Unrelated; Did you see just a few minutes ago when we had 25 guests?  

bacillus:
Quite an interesting one as well.
Anyway, I just saw 17 guests.

Numsgil:

--- Quote from: jknilinux ---Oh- OK. I understand.
Then, out of curiosity, do you know how CoreWars-8086 can run more than one organism on a simulated x86 computer?

http://en.wikipedia.org/wiki/Core_wars
--- End quote ---

It had an OS.  Or more accurately a virtual machine.  It was called MARS (Memory Array Redcode Simulator).

Again, I think this is a very possible experiment, you'd just need to define some basic rules about how programs can interact (assuming your programs can interact.  But if they can't, what's the point?)  For instance, in Windows a program will cause an illegal operation exception if it tries to access memory it doesn't own (such as memory Windows is using to run).  In something like this maybe you want to allow one program to access the memory of another, but make it a costly action in some way.  Or even just nakedly allow any program to write to any memory.

Such an experiment is closer in spirit to Avida than Darwinbots, incedently.  Darwinbots is about simulating a simplified version of biology, with bots moving through a 2D world and eating each other, etc.  Something like Avida is closer to raw programs competing in terms that make sense in the computing world.

edit: if you're really curious, multithreading in Core wars.

jknilinux:
Well, if I had, say, 8 cores, then I could run a maximum of 8 organisms without an OS, right?

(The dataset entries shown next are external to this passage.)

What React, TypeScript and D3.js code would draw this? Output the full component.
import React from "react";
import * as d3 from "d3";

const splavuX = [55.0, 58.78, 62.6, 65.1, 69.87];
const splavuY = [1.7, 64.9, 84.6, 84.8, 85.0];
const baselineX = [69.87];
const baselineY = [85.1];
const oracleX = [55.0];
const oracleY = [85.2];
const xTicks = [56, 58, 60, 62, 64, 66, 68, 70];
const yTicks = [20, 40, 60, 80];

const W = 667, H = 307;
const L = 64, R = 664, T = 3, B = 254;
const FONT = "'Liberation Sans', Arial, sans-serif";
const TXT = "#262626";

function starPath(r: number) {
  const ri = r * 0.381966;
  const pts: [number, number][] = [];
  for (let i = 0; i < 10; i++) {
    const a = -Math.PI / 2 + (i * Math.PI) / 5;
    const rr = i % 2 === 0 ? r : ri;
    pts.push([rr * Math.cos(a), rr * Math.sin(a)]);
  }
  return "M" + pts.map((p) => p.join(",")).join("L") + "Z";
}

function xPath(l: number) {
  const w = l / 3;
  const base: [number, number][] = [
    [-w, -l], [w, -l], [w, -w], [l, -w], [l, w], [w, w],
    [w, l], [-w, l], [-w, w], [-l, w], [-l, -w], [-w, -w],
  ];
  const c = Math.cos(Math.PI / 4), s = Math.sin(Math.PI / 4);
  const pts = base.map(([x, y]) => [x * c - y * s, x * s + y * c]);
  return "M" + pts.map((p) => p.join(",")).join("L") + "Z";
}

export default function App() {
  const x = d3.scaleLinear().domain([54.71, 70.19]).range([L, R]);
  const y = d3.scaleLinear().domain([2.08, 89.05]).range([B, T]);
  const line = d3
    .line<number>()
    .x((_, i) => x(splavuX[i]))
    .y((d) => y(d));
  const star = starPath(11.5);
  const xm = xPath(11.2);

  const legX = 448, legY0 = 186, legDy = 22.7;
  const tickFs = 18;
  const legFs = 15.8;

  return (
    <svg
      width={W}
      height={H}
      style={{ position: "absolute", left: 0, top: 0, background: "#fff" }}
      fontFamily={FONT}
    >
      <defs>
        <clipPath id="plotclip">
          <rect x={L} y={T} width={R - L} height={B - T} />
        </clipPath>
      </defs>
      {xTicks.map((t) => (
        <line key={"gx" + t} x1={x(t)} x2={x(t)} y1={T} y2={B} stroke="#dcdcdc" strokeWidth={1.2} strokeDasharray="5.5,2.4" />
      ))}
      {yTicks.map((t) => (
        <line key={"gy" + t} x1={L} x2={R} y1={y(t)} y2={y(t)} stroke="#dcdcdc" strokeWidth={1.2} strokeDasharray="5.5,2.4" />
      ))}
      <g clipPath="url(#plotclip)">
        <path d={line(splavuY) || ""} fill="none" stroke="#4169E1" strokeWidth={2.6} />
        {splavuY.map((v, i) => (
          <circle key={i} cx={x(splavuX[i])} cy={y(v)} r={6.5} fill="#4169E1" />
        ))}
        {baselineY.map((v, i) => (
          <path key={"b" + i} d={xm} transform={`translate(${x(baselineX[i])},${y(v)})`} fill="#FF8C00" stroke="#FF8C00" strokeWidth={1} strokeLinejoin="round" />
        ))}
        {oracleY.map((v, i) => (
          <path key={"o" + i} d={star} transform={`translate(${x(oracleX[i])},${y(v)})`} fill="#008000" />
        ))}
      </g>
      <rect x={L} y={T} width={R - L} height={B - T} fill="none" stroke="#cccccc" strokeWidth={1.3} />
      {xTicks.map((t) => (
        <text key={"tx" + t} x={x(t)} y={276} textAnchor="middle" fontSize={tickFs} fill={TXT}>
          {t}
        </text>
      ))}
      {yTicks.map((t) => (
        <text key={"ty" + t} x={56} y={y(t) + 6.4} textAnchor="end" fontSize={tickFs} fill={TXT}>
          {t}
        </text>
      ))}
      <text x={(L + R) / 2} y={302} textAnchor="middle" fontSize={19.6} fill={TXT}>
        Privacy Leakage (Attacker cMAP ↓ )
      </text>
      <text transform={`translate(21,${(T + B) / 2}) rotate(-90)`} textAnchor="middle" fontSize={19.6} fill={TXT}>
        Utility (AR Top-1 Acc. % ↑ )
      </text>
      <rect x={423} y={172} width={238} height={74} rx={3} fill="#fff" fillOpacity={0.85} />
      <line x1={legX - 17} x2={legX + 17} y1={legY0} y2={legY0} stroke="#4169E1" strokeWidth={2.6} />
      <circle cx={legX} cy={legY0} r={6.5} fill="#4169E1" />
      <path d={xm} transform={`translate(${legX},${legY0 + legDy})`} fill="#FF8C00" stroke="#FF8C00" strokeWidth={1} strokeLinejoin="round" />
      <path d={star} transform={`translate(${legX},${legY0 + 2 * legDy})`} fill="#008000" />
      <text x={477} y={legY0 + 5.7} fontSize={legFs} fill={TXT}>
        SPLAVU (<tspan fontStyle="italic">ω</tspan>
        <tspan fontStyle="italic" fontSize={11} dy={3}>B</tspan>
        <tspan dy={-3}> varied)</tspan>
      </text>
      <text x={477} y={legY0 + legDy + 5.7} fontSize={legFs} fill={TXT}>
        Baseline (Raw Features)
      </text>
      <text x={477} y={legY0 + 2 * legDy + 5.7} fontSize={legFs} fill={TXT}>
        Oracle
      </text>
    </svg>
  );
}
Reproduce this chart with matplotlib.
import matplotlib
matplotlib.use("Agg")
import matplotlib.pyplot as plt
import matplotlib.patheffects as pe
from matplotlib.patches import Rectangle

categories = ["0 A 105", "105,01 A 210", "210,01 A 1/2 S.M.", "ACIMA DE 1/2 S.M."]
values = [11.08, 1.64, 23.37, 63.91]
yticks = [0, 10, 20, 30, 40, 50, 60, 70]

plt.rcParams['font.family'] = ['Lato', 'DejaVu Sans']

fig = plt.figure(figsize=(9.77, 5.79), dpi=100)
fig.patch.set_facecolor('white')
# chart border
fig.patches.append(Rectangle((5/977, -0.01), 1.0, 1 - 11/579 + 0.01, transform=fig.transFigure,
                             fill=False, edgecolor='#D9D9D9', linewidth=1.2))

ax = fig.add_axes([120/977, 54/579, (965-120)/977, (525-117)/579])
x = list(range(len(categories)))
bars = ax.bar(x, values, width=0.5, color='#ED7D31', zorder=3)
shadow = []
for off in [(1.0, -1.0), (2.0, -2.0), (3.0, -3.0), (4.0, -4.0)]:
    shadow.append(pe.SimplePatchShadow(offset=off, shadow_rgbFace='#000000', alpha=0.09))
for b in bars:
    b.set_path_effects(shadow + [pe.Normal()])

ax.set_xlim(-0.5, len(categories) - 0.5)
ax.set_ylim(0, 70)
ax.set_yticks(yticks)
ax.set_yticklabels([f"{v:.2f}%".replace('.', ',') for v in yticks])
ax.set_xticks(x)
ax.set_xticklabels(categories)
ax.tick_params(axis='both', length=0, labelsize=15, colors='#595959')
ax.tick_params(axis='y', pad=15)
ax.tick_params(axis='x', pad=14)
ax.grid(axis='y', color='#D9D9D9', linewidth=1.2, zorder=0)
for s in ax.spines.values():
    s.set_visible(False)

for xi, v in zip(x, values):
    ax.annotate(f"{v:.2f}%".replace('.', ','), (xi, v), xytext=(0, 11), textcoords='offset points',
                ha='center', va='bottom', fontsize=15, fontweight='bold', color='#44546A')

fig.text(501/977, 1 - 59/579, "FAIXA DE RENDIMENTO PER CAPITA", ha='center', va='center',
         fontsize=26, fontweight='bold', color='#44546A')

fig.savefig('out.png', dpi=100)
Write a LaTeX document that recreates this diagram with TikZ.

That might allow evolution to occur.
Because, as it turns out, I do have an 8-core processor over here that I could put to the task. So, maybe I don't need an OS after all.

The second problem is overclocking and overheating- is there any other way to randomly alter code without killing the processor? I'm thinking I shouldn't really be randomly altering the processor anyway, since the "DNA" will be stored in memory. So, I'll need to randomly alter the RAM instead... Maybe using a random number generator to insert random bits into random places in memory is a better idea... In fact, since it's a microcontroller, interfacing a random number generator with the RAM should be easy.

Anyway, my real goal here was to eliminate the OS to let all of the computer's processing power go directly into simulating bots. Is it possible?

Numsgil:
I don't know how 8 cores works on the assembly level, but down that path lies madness.  Also, you would need more than 8 "organisms" to achieve any sort of meaningful competition and evolution.  As a bare minimum a population needs to number in the dozens, probably hundreds, or you'll get random drift overpowering natural selection.

Don't underestimate how much an OS actually does.  It isn't trivial.  An OS vs naked assembly on the CPU is like the Earth vs. Mars.  The OS you use doesn't have to be windows.  You could find a lean version of linux and use that.  But again I don't think it'd be a very hospitable environment.  You're much better off constructing a virtual machine and having evolution proceed inside that machine.  That way you can control the sort of damage your ecosystem can cause, and provide a uniform environment across different hardware configurations.